**EXERCISE:** Print word for word the first line of the listing below and every line after it, through the line with "month_dates = [dt.datetime(2013, m, 1)". Leave out the pictures and the rest.

**SOURCE EXCERPT:**
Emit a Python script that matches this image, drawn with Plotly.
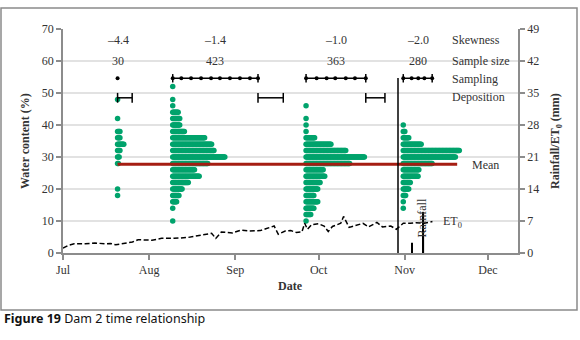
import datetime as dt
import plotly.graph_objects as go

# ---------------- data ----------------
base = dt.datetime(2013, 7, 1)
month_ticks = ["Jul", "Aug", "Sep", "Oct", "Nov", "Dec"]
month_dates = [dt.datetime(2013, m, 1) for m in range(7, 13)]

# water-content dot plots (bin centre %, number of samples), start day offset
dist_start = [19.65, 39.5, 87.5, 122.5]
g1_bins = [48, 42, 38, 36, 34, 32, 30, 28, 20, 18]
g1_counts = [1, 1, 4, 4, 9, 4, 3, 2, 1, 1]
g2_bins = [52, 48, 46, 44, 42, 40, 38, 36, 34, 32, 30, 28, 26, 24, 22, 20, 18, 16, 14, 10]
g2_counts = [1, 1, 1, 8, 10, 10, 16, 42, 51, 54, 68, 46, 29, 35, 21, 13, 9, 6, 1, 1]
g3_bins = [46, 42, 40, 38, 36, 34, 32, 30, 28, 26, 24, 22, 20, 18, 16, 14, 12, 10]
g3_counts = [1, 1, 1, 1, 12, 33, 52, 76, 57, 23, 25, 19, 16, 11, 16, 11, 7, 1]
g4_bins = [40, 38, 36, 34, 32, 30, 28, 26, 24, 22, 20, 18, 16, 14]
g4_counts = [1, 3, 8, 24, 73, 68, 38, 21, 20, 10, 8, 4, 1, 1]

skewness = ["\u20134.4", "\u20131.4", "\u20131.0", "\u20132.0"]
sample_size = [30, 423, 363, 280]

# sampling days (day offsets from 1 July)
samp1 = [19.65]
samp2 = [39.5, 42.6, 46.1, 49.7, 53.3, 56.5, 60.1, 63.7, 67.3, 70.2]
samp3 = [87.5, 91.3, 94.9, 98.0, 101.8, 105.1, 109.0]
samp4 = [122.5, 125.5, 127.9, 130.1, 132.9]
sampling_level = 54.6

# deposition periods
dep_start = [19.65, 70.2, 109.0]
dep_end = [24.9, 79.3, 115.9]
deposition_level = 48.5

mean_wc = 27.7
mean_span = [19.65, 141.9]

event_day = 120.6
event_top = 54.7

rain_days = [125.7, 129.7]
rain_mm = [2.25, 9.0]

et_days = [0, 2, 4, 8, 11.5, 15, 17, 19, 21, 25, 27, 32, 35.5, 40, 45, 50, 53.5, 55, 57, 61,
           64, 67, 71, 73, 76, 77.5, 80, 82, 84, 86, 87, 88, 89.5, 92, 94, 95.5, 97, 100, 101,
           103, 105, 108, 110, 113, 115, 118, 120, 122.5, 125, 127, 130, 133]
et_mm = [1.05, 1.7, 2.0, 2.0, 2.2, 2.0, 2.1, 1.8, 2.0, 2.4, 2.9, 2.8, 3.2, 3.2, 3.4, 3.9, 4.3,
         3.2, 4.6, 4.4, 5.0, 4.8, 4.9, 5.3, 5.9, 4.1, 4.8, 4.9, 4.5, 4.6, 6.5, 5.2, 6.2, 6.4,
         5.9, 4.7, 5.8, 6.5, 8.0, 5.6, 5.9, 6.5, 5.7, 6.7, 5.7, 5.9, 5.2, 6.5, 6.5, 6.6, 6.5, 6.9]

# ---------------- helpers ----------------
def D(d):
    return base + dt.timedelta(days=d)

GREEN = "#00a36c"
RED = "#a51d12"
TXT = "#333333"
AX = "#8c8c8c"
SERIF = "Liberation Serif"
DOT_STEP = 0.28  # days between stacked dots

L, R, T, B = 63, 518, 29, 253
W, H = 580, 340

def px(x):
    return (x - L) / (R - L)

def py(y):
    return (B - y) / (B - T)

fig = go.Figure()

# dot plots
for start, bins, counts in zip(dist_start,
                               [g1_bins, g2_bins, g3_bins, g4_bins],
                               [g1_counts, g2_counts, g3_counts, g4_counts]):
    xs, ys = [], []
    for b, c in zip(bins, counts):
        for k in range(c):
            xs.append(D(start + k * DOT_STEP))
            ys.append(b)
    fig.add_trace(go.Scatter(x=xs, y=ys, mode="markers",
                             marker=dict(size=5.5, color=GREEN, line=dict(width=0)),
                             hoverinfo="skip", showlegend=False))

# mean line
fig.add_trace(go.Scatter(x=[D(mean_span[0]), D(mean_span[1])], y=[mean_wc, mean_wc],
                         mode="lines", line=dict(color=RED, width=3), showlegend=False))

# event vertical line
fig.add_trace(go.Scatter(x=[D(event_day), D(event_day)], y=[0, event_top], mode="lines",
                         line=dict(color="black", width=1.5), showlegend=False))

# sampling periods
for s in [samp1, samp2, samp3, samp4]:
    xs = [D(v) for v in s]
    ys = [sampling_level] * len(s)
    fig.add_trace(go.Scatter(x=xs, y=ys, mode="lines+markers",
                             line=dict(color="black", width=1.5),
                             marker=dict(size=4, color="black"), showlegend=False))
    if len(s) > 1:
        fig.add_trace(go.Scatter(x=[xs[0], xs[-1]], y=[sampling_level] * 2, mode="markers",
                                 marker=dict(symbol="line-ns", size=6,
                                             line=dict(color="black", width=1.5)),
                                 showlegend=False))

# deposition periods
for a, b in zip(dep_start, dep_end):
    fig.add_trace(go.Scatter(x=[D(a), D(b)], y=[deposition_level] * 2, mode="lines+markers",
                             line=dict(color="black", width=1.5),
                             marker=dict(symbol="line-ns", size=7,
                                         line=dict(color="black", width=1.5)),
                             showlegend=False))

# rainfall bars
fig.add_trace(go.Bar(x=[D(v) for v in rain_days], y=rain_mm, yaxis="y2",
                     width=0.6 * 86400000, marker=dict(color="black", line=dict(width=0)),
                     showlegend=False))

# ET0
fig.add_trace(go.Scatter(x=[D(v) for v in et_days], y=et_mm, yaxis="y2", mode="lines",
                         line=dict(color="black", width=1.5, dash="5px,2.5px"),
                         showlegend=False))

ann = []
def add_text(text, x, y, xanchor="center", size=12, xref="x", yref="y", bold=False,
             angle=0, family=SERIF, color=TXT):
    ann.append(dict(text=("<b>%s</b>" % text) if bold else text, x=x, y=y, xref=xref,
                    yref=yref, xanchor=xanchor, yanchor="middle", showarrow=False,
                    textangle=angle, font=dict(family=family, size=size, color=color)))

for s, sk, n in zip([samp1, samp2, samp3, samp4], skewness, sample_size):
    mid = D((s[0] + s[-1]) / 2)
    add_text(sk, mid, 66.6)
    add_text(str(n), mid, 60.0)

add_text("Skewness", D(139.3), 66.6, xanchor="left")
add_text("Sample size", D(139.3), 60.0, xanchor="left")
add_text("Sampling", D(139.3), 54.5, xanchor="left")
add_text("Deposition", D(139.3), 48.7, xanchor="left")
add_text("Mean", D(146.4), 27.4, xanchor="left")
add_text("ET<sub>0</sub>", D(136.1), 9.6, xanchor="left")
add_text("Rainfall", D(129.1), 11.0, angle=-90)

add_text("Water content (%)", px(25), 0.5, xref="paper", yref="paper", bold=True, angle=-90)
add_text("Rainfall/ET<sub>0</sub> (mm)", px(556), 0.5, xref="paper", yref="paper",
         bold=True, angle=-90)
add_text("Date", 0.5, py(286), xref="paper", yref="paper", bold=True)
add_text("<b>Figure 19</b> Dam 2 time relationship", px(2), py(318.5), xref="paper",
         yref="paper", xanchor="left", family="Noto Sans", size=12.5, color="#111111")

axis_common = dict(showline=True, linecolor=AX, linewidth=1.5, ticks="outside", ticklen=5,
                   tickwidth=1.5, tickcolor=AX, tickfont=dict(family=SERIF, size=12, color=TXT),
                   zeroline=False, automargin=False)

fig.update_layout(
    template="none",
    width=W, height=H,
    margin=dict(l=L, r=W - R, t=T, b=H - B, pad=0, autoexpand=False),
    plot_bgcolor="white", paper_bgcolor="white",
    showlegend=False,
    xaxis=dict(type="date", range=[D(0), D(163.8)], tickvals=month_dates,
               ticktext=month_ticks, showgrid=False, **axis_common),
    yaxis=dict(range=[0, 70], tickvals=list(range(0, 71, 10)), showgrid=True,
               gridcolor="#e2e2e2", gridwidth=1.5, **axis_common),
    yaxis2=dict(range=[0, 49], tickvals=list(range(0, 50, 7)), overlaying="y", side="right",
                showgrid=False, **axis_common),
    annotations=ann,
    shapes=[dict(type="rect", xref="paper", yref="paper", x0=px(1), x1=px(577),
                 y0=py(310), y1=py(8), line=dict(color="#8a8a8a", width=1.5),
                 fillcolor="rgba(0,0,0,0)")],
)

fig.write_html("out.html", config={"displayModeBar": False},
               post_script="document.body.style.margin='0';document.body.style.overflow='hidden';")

**COMPLETED EXERCISE:**
Emit a Python script that matches this image, drawn with Plotly.
import datetime as dt
import plotly.graph_objects as go

# ---------------- data ----------------
base = dt.datetime(2013, 7, 1)
month_ticks = ["Jul", "Aug", "Sep", "Oct", "Nov", "Dec"]
month_dates = [dt.datetime(2013, m, 1) for m in range(7, 13)]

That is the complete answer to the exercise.